Os empresários do segmento de pneus se uniram quando o deputado quis arrancar uma bolada fodida para não apresentar um projeto de lei que, se aprovado, obrigaria o setor a grandes desembolsos tributários. Coisa de amador, de agoniado como ele estava para comprar uma baita fazenda que era o paraíso. Eu disse para o filho da puta ter paciência que daria um jeito. Tinha a estratégia pronta. No máximo em um ano ele estaria com patroa porteira adentro. Xingou-me de imprestável, inútil, que eu não resolvia nada, que tinha se cansado de mim e por aí foi. Às vezes acho que a doideira daquela época era tamanha que Orlando estava cheirando. Só podia ser isso.
Não levou a sério minha novena e enfurnou-se numa conversa com os fulanos sem me dizer lhufas. Socou a mesa e pediu os R$ 2 milhões que o dono queria pela fazenda. Garganteou que fazia e acontecia, que era da cozinha do governador e o caralho, que se não dessem iam se estrepar. Saiu batendo a porta, segundo me contou às gargalhadas logo que chegou ao gabinete. Tremi todo. Falei que tinha se arriscado demais e que essa exposição poderia lhe custar caro. E custou.
Tudo armação. O imbecil foi gravado. Dias depois, vi a manchete do site de notícias num café-da-manhã. No susto, esbarrei a mão na merda da xícara e todo o líquido quente ferveu minha calça. Urrei atirando imprecações pra todo lado. O celular disparou. Acabou, pensei na hora.
A Polícia já revirava o gabinete. Orlando sumira. Não estava em sua casa, na chácara, nem nos hotéis em que fazíamos reuniões às escondidas. Havia prisão preventiva contra o deputado. Fui levado à delegacia pela tal condução coercitiva, coisa que naqueles tempos pouco se ouvia falar.
Passei horas tentando enrolar o delegado, neguei qualquer relação com o caso, e, pelo menos desta vez, não tinha mesmo. Jurei que, na minha função de chefe de gabinete, jamais soubera de qualquer ação ilícita do Orlando. Claro que era uma mentira das mais deslavadas. Óbvio! Euzinho era o mentor intelectual dos esquemas que estavam em cada folha que o Excelentíssimo assinava.

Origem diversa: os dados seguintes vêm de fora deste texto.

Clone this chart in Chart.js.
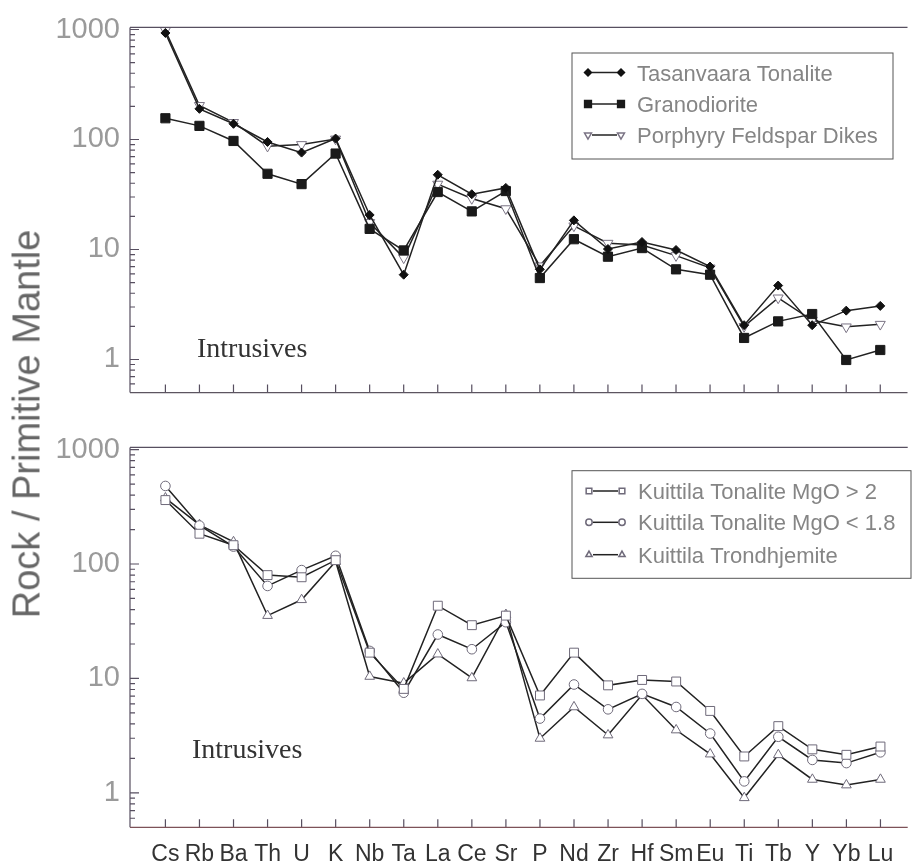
<!DOCTYPE html>
<html>
<head>
<meta charset="utf-8">
<script src="https://cdn.jsdelivr.net/npm/chart.js@4.4.0/dist/chart.umd.min.js"></script>
<style>
  body { margin: 0; background: #fff; width: 915px; height: 867px; overflow: hidden; position: relative; }
  canvas { position: absolute; left: 0; }
  #top { top: 0; }
  #bottom { top: 420px; }
  #ytitle {
    position: absolute; left: 27px; top: 424px;
    transform: translate(-50%, -50%) rotate(-90deg);
    white-space: nowrap; line-height: 1;
    font: 38px 'Liberation Sans', Arial, sans-serif; color: #666;
  }
</style>
</head>
<body>
<canvas id="top" width="915" height="420"></canvas>
<canvas id="bottom" width="915" height="447"></canvas>
<div id="ytitle">Rock / Primitive Mantle</div>
<script>
// element order on the spider diagram
const elements = ['Cs', 'Rb', 'Ba', 'Th', 'U', 'K', 'Nb', 'Ta', 'La', 'Ce', 'Sr',
                  'P', 'Nd', 'Zr', 'Hf', 'Sm', 'Eu', 'Ti', 'Tb', 'Y', 'Yb', 'Lu'];

// top panel
const tasanvaara   = [930, 190, 139, 95, 76, 102, 20.6, 5.9, 47.8, 31.8, 36.3, 6.6, 18.4, 10.1, 11.7, 9.9, 7.0, 2.05, 4.7, 2.05, 2.78, 3.07];
const granodiorite = [156, 133, 97, 48.8, 39.3, 74.5, 15.4, 9.8, 33.3, 22.2, 34.0, 5.5, 12.4, 8.6, 10.3, 6.6, 5.9, 1.57, 2.22, 2.59, 0.99, 1.22];
const porphyry     = [980, 204, 143, 87, 90, 101, 17.6, 8.4, 39.3, 29.1, 23.5, 7.1, 16.4, 11.4, 11.0, 8.8, 6.8, 2.0, 3.63, 2.27, 1.98, 2.09];

// bottom panel
const kuittilaHigh = [362, 184, 146, 80, 76.6, 108, 16.8, 8.1, 43.2, 29.2, 35.4, 7.1, 16.8, 8.7, 9.7, 9.4, 5.2, 2.08, 3.83, 2.40, 2.15, 2.54];
const kuittilaLow  = [481, 217, 142, 64.3, 88.5, 118, 17.4, 7.5, 24.2, 18.0, 31.0, 4.46, 8.85, 5.37, 7.33, 5.63, 3.30, 1.26, 3.09, 1.94, 1.82, 2.26];
const trondhjemite = [377, 220, 156, 35.4, 48.7, 105, 10.4, 9.1, 16.3, 10.1, 36.1, 2.99, 5.63, 3.20, 7.19, 3.54, 2.18, 0.905, 2.15, 1.31, 1.17, 1.31];

const yMajorTicks = [1, 10, 100, 1000];
const yMinorTicks = [0.6, 0.7, 0.8, 0.9, 2, 3, 4, 5, 6, 7, 8, 9, 20, 30, 40, 50, 60, 70, 80, 90, 200, 300, 400, 500, 600, 700, 800, 900];

const toPoints = vals => vals.map((v, i) => ({ x: i, y: v }));

const axisColor = '#574f60';

const panelDecor = {
  id: 'panelDecor',
  afterDraw(chart, args, opts) {
    const ctx = chart.ctx, a = chart.chartArea;
    const xs = chart.scales.x, ys = chart.scales.y;
    ctx.save();
    ctx.lineWidth = 1.2;
    ctx.strokeStyle = axisColor;
    ctx.beginPath();
    ctx.moveTo(a.left, a.top); ctx.lineTo(a.right, a.top);
    ctx.moveTo(a.left, a.top); ctx.lineTo(a.left, a.bottom);
    // inward ticks
    xs.ticks.forEach(t => {
      const px = xs.getPixelForValue(t.value);
      ctx.moveTo(px, a.bottom); ctx.lineTo(px, a.bottom - 8);
    });
    ys.ticks.forEach(t => {
      const py = ys.getPixelForValue(t.value);
      const len = yMajorTicks.includes(t.value) ? 9 : 5;
      ctx.moveTo(a.left, py); ctx.lineTo(a.left + len, py);
    });
    ctx.stroke();
    ctx.strokeStyle = opts.bottomColor;
    ctx.beginPath();
    ctx.moveTo(a.left, a.bottom); ctx.lineTo(a.right, a.bottom);
    ctx.stroke();

    // panel note
    ctx.fillStyle = '#333';
    ctx.font = "28px 'Liberation Serif', 'Times New Roman', serif";
    ctx.textBaseline = 'alphabetic';
    ctx.fillText(opts.note.text, opts.note.x, opts.note.y);

    // legend box
    const L = opts.legend;
    ctx.strokeStyle = '#555';
    ctx.lineWidth = 1;
    ctx.strokeRect(L.box[0], L.box[1], L.box[2] - L.box[0], L.box[3] - L.box[1]);
    ctx.font = "22px 'Liberation Sans', Arial, sans-serif";
    chart.data.datasets.forEach((ds, i) => {
      const yc = L.rows[i];
      ctx.strokeStyle = '#222';
      ctx.lineWidth = 1.5;
      ctx.beginPath();
      ctx.moveTo(L.mx[0] + 4, yc); ctx.lineTo(L.mx[1] - 4, yc);
      ctx.stroke();
      const style = {
        pointStyle: ds.pointStyle, rotation: ds.pointRotation || 0,
        radius: L.radii[i], borderWidth: 1
      };
      ctx.fillStyle = ds.pointBackgroundColor;
      ctx.strokeStyle = ds.pointBorderColor;
      L.mx.forEach(mx => Chart.helpers.drawPoint(ctx, style, mx, yc));
      ctx.fillStyle = '#858585';
      ctx.fillText(ds.label, L.textX, yc + 8);
    });
    ctx.restore();
  }
};

function makeChart(id, datasets, padTop, xHeight, showLabels, decor) {
  return new Chart(document.getElementById(id), {
    type: 'line',
    data: { datasets: datasets },
    plugins: [panelDecor],
    options: {
      responsive: false,
      animation: false,
      layout: { padding: { top: padTop, left: 0, right: 0, bottom: 0 } },
      plugins: { legend: { display: false }, tooltip: { enabled: false }, panelDecor: decor },
      scales: {
        x: {
          type: 'linear', min: -1.04, max: 21.8,
          grid: { display: false, drawTicks: false },
          border: { display: false },
          afterBuildTicks: s => { s.ticks = elements.map((e, i) => ({ value: i })); },
          afterFit: s => { s.height = xHeight; },
          ticks: {
            display: showLabels, autoSkip: false, maxRotation: 0, padding: 14,
            color: '#333', font: { family: "'Liberation Sans', Arial, sans-serif", size: 23 },
            callback: v => elements[v]
          }
        },
        y: {
          type: 'logarithmic', min: 0.5, max: 1045,
          grid: { display: false, drawTicks: false },
          border: { display: false },
          afterBuildTicks: s => {
            s.ticks = yMajorTicks.concat(yMinorTicks).sort((p, q) => p - q).map(v => ({ value: v }));
          },
          afterFit: s => { s.width = 130; },
          ticks: {
            autoSkip: false, padding: 10,
            color: '#9a9a9a', font: { family: "'Liberation Sans', Arial, sans-serif", size: 29 },
            callback: v => yMajorTicks.includes(v) ? String(v) : ''
          }
        }
      }
    }
  });
}

const lineBase = { borderColor: '#222', borderWidth: 1.5, tension: 0, fill: false, pointBorderWidth: 1 };

makeChart('top', [
  Object.assign({}, lineBase, {
    label: 'Tasanvaara Tonalite', data: toPoints(tasanvaara),
    pointStyle: 'rectRot', pointRadius: 4.5,
    pointBackgroundColor: '#111', pointBorderColor: '#111'
  }),
  Object.assign({}, lineBase, {
    label: 'Granodiorite', data: toPoints(granodiorite),
    pointStyle: 'rect', pointRadius: 6.5,
    pointBackgroundColor: '#1a1a1a', pointBorderColor: '#1a1a1a'
  }),
  Object.assign({}, lineBase, {
    label: 'Porphyry Feldspar Dikes', data: toPoints(porphyry),
    pointStyle: 'triangle', pointRotation: 180, pointRadius: 5.8,
    pointBackgroundColor: '#fff', pointBorderColor: '#7a7384'
  })
], 24, 17, false, {
  bottomColor: '#5c5560',
  note: { text: 'Intrusives', x: 197, y: 357 },
  legend: { box: [572, 53, 893, 159], rows: [72.5, 104, 135], mx: [588, 621], textX: 637, radii: [3.5, 4.8, 4] }
});

makeChart('bottom', [
  Object.assign({}, lineBase, {
    label: 'Kuittila Tonalite MgO > 2', data: toPoints(kuittilaHigh),
    pointStyle: 'rect', pointRadius: 6.3,
    pointBackgroundColor: '#fff', pointBorderColor: '#6f6a7a'
  }),
  Object.assign({}, lineBase, {
    label: 'Kuittila Tonalite MgO < 1.8', data: toPoints(kuittilaLow),
    pointStyle: 'circle', pointRadius: 4.8,
    pointBackgroundColor: '#fff', pointBorderColor: '#6f6a7a'
  }),
  Object.assign({}, lineBase, {
    label: 'Kuittila Trondhjemite', data: toPoints(trondhjemite),
    pointStyle: 'triangle', pointRadius: 5.6,
    pointBackgroundColor: '#fff', pointBorderColor: '#6f6a7a'
  })
], 22.7, 39.7, true, {
  bottomColor: '#7d5258',
  note: { text: 'Intrusives', x: 192, y: 337.7 },
  legend: { box: [572, 50.7, 911, 158.3], rows: [71, 102.3, 134.7], mx: [589, 622], textX: 638, radii: [4, 3.2, 3.6] }
});
</script>
</body>
</html>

Quando me liberaram achei que estava livre. Nada. Minha vida virou um inferno. Descobriram que meu patrimônio não era compatível com a minha renda. Não mesmo. Meu bom salário era uma merreca diante do que vinha dos rolos.
Orlando ficou meses foragido, escondido na fazenda de um amigo nosso, empresário no Pará. Entregou-se quando não suportava mais. Recambiado, chegou cercado por toda a imprensa. Microfones, câmeras, flashes, perguntas estúpidas… Essa corja de abutres hipócritas! Em pouco tempo, além de encarcerado, cassado, liquidado, a esposa o deixou — a família, tradicional no Estado, não a queria exposta e pressionou. Todos os bens arrestados. Não lhe sobrou nada. Burro!
Também perdi tudo. Passei uns meses preso, depois veio a condicional, até que me esqueceram. Afinal, graças aos céus, vivemos no país do carnaval, irmão! Viva!
Atravessei o Brasil, porque precisava recomeçar e lá, por óbvio, era impossível. Embarquei nesse lance do marketing de rede, com a lábia que aprendi nos esquemas e assistindo a performance de Orlando.
Por falar nisso, deixa eu entrar para mais uma palestra-show em que me finjo de bem-sucedido para um monte de cretinos de sorriso tonto na cara querendo aprender a ficar rico.
Sobre Orlando? Sei nada, não. Ele que se foda!
(Esta é uma obra de ficção. Qualquer semelhança com nomes, pessoas, fatos ou situações da vida real terá sido mera coincidência.)